Mother Mary as in a Dream, Raton, NM, photos © 2008 by
ybonesy. All rights reserved.
Last Wednesday afternoon I found myself in one of the best spots I could imagine, with my parents and oldest sister, and in the company of my beloved grandparents and best-ever uncle. We were in the cemetery in Raton, New Mexico, where Grandma, Grandpa, and Uncle Pat are buried.
I get my love of cemeteries from Mom. I didn’t know how much she loved them until this visit. I usually go to cemeteries with my dad; each Memorial Day we make the trek to Costilla, the place where his parents are buried. But on this particular trip Mom asked if we could stop in Raton to see her parents and brother. “I love cemeteries,” she told me as we left our relatives’ headstones and began exploring the grounds.
We walked all over the cemetery. The dry grass crackled under our feet. Most of the headstones were small and unassuming.
“Oh, there’s Joe Gourley,” Mom said. Joe was the son of a rich man in Raton, who Mom still calls “Mr. Gourley.” Joe Gourley, the son, went to war. When he came back he shot himself. Mom did the math in her head to make sure this was the right Joe Gourley, the one she knew who killed himself. “Yep, that would be about right.”
The June day my grandmother was buried here, we attended a funeral mass. According to my imperfect memory, it was a High Mass with incense and big drops of Holy water splashed in our faces. The priest, dressed in white robes and a white cap, bellowed a sermon of doom. I don’t know why this particular service seemed so gloomy to me — it was held in 1985, when I was 24 and gloomy myself — but I remember it plucked the chords of the guilt side of our Catholic faith. I felt resentful and confused. Was he talking about my grandmother or were his messages intended for us?

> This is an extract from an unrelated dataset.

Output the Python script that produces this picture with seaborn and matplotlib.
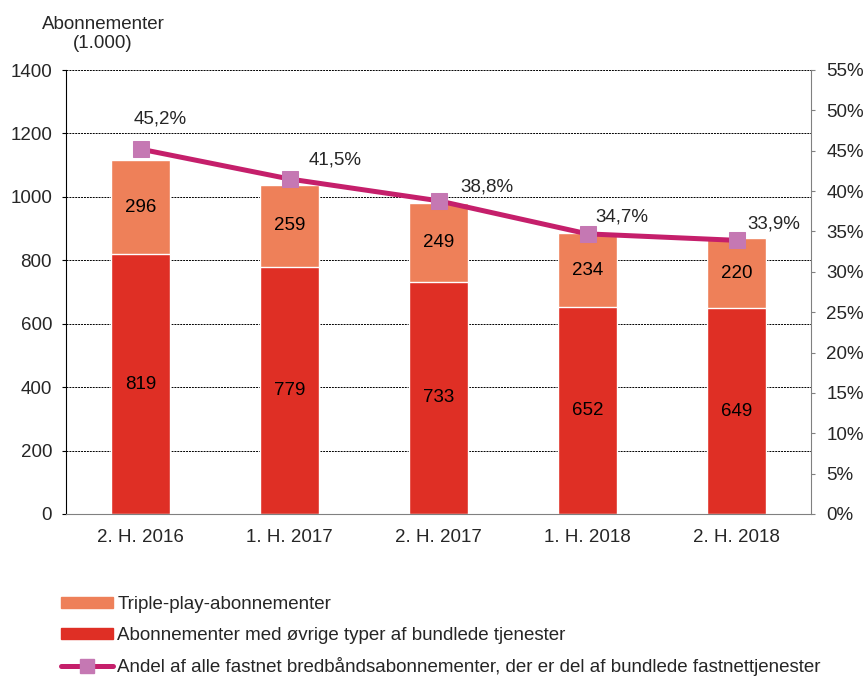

My relationship with Catholicism is complex, influenced, I think, by Mom’s own complex relationship with the Church. She rebelled against Dad’s absolute piety, and she strained against the rigidity — the intolerance — with which some Catholic priests ruled their parishes in those days.
If pressed, she might be apt to say something like, “I don’t believe in God.” Yet she was a believer. She was just unwilling to concede the fact.
At the rosary held for Grandma the night before her burial, Mom sat in the front right-hand side of the church. A benevolent Virgin Mary dressed in blue and white robes stood silently in the nicho of a wall facing Mom and her youngest sister, Connie. My grandmother’s death was a blow for my mother. Mom called my grandmother “Mama” up until the day she died — she still does. They were close, talking for hours each week. Mom cried and cried through the Our Fathers and Hail Marys. At one point, she peered through her veil of tears and saw that the Virgin Mary was crying, too.
“Tears came down her cheeks, we saw them!” Mom pleaded afterwards. Both she and Connie saw the tears. Later on, before the funeral mass the next day, we went to see if the Virgin Mary statue had raised porcelain tears on her cheeks. There were none. Still, I believed.
Beverly Donofrio in her book Looking for Mary says that when the spirit of the Virgin Mary is nearby, so too is the smell of roses. I remember Mom used to like everything — lotion, perfume, candles — that smelled of roses. Old lady smell, I always thought, even though for years of birthdays and Mother’s Days, I gave her rose-fragranced-anything-I-could-find.
I can’t recall now the last time I thought to give Mom anything having to do with roses. It’s only today that I remember how much she loved that unmistakable fragrance.
One of the photos I took on Wednesday caught my eye as I pored through the shots from that day in the cemetery. It is a small statue of Mary. She sits on the ground, a short distance from the marble headstone of the person she graces. All around the Mary statue are needles and small branches from a nearby pine. I have picked her only because of who she is, not because I know the person buried there. I have to almost lie on the grave myself to get down low enough to photograph the statue.
In the photo of her I notice a shaft of light, thin and almost imperceptible, coming down over her right eye. She is completely white, but there on that right eye is a speck of dirt exactly where her iris would be.
It is not earth-shattering. It is not the stuff that draws throngs of believers. It’s dirt and a small ray of light. It could be nothing. It’s easy to miss.
I call Mom and tell her about the photo. “Oh, really?” she says. She sounds intrigued. A lot has happened in the 23 years since her mother died. Over the years and through various family crises, my mother has turned to her imperfect faith and made it something all of us can hold on to. She prays a rosary every day. Her rebellious self has changed. You can still see remnants of it but she no longer rebels just for the sake of rebelling.
“What do you think,” she asks, “is it a little miracle?” I tell her I’m not sure but that I’ll bring by my computer so that she can see for herself. “I believe in miracles, you know,” she tells me.